Emotional Nature | Jackson Free Press | Jackson, MS

Emotional Nature

The Gulf Coast has produced plenty of well-known artists, including the very renowned Walter Anderson. Anderson pledged his life to communion with nature in 1947 and moved to a cottage in Shearwater, frequently visiting a group of barrier islands along the Mississippi Gulf Coast, where he lived primitively through the end of his life in 1965. Living on the island, he sought to become one with nature.

His art has been catalogued in homes throughout Mississippi since his death. The largest collection of his work—over 600 pieces—has been in the Ocean Springs Walter Anderson Museum of Art since 1991.

His "attention to nature" is what draws in viewers, Hilda Owen, president of Communication Arts Company, says. "It's just a very emotional look at nature."
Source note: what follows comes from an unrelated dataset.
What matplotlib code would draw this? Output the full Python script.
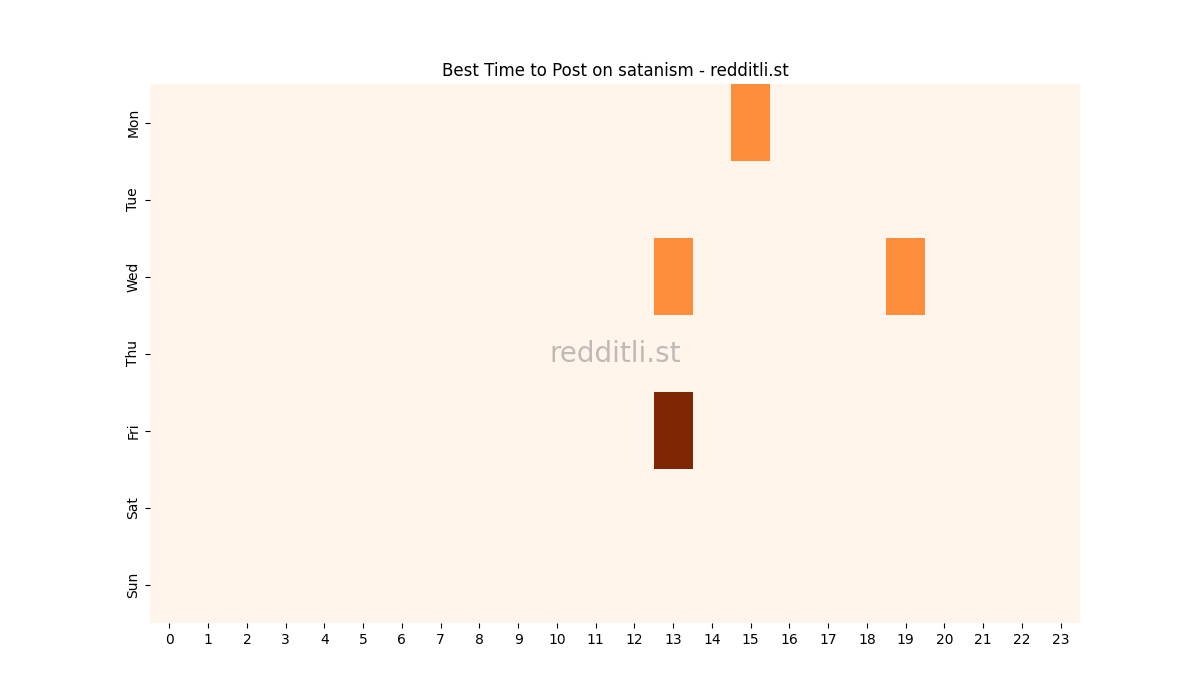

Though the museum sustained little damage during Hurricane Katrina, Anderson's art home, Shearwater, did. Shearwater housed many of Anderson's prints. Because water did get onto some of the pieces, which were wrapped in protective paper, the images did bleed a bit onto the paper, resulting in "ghost prints."

The Walter Anderson Museum has teamed up with the Mississippi Museum of Natural Science and the Jackson Arts and Music Foundation to present "Shadow of the Storm" a one-night-only exhibit of Anderson's work, Nov. 17, 6-8 p.m., in a dual fund raiser for the Walter Anderson Art Rescue Fund and the Jackson Arts and Music Foundation.

The event, at the Mississippi Museum of Natural Science, features auctions of Anderson originals (including some of the resulting ghost prints) and other works, including Tony Difatta's 2005 Jubilee!JAM poster.

The Anderson family will speak about the hurricane damage to Shearwater, and the museum will screen sneak previews of "Walter Anderson: Realizations of an Artist" at 5 and 8 p.m. The film features a previously unseen 8mm film clip of Anderson. Both of the producers will be at the event.